• Given request: Copy each line below that includes "page".
── Items
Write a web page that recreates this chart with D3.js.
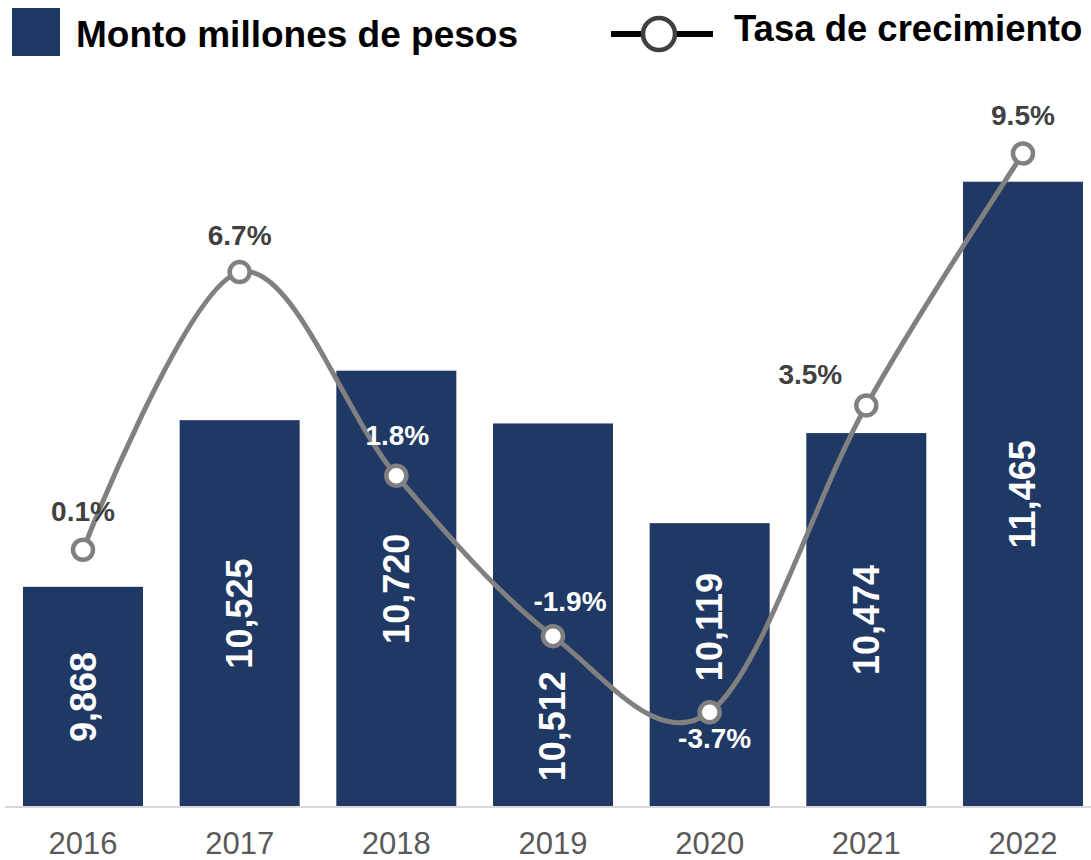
────
── Items
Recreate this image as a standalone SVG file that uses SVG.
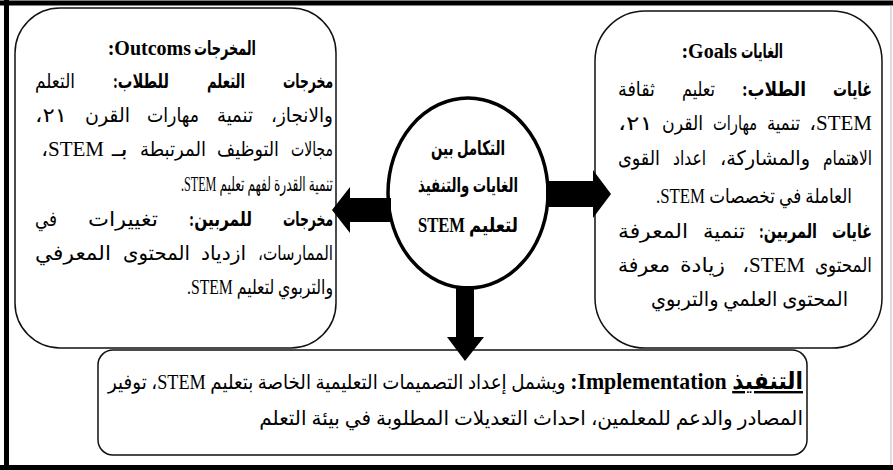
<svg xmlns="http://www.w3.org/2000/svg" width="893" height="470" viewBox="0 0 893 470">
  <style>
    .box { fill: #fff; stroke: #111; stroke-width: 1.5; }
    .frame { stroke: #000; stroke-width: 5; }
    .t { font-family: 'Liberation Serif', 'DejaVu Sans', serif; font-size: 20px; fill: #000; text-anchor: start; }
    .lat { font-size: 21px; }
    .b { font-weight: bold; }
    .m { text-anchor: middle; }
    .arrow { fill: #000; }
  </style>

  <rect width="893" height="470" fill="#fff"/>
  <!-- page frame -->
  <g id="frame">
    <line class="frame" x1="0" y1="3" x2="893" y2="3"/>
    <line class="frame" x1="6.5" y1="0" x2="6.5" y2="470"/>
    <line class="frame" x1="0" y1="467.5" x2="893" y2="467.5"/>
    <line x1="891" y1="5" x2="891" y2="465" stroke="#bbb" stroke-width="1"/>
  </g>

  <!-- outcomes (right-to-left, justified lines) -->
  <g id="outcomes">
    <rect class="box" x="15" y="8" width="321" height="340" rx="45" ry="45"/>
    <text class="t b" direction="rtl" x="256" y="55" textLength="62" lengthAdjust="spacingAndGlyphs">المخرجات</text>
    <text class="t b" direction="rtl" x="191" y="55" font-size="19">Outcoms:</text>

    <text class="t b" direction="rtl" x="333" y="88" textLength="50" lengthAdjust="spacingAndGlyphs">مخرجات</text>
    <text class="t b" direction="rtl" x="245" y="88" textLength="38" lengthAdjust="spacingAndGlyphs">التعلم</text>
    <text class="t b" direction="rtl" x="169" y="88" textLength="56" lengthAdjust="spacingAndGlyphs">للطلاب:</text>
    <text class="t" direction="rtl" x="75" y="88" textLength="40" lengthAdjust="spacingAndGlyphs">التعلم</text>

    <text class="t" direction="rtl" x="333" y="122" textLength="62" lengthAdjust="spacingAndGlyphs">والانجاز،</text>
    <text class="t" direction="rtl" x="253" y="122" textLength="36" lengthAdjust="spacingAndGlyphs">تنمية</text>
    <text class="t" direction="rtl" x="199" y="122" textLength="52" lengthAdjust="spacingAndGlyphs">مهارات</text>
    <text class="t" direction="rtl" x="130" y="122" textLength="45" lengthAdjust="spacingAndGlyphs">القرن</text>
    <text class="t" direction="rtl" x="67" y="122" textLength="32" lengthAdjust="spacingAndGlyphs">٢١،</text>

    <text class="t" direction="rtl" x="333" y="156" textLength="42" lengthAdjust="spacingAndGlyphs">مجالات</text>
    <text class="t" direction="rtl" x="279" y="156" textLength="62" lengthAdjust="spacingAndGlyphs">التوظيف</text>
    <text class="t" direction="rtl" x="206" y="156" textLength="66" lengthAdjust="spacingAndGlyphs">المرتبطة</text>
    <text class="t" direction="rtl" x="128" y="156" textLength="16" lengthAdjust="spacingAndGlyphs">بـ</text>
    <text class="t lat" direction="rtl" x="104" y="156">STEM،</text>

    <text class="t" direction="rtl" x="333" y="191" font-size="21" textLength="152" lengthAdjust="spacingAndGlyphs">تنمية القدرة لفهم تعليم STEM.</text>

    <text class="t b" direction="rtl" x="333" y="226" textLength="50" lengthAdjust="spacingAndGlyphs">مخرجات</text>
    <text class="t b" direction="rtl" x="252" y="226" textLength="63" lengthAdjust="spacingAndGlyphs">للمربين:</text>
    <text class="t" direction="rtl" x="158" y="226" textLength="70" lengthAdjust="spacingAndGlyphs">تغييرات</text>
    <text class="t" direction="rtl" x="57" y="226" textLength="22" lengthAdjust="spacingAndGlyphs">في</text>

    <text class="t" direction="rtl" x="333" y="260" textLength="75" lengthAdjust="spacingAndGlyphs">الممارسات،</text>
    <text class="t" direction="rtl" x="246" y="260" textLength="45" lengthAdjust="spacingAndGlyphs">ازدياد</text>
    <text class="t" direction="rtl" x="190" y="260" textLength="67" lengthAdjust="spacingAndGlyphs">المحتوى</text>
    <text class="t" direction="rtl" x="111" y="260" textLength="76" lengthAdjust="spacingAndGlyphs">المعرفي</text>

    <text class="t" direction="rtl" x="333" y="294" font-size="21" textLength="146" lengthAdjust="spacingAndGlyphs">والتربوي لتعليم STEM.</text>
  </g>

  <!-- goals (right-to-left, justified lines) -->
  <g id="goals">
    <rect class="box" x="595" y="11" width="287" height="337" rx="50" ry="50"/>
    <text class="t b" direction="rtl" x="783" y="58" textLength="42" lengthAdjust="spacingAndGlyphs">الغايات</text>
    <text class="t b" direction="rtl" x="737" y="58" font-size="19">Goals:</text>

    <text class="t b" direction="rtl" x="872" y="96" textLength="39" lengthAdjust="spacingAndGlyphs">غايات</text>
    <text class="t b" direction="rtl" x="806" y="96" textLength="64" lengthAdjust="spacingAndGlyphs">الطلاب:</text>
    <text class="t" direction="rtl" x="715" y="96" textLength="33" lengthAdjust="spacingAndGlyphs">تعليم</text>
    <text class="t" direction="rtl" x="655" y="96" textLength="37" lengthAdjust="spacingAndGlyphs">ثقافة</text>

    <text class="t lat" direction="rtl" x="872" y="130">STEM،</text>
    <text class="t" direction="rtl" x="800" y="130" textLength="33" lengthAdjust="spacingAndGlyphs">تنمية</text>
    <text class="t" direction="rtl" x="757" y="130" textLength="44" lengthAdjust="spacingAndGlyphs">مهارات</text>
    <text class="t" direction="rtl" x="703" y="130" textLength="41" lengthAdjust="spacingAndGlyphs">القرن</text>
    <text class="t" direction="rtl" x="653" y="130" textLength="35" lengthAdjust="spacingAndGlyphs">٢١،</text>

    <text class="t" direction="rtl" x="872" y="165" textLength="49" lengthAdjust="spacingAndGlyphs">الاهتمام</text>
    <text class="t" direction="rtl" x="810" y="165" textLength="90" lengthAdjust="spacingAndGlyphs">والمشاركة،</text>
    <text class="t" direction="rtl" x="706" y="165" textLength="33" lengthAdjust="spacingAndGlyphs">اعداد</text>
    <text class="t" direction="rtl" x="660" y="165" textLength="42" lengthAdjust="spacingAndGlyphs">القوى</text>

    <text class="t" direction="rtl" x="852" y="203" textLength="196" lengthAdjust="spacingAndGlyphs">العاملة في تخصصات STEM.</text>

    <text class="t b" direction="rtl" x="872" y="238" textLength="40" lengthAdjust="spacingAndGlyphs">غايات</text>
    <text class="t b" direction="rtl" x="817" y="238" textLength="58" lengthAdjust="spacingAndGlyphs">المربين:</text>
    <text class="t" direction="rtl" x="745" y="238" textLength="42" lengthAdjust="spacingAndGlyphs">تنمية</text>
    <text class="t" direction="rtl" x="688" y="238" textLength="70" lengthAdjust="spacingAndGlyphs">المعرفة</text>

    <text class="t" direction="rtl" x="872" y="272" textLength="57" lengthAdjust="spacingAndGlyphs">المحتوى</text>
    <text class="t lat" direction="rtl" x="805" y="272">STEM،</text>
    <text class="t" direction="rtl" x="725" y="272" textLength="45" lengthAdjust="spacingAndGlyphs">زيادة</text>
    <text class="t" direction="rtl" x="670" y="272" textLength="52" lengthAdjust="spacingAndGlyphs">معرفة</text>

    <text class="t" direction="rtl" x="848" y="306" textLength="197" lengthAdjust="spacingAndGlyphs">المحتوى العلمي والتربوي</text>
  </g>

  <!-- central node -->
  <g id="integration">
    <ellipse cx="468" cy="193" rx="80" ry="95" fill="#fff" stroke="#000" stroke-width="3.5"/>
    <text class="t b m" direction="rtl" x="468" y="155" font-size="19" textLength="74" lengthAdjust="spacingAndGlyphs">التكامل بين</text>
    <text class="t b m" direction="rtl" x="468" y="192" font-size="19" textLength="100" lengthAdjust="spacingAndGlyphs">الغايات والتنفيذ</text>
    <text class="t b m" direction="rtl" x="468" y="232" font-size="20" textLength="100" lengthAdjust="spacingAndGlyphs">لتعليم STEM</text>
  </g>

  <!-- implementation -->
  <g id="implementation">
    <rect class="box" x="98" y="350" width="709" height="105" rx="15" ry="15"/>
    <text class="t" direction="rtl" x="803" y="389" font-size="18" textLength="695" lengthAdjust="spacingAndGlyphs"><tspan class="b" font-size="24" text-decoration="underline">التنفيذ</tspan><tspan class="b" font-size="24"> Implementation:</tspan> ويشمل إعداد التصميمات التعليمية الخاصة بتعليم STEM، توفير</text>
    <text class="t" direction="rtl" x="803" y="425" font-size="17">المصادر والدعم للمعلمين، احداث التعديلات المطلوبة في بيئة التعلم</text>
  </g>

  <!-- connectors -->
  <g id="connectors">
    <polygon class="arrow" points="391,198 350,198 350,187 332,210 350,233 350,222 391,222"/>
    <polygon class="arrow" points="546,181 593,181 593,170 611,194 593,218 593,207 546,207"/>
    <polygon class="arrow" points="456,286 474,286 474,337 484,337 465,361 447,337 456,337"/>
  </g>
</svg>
────
• The solution:
Write a web page that recreates this chart with D3.js.
  <!-- page frame -->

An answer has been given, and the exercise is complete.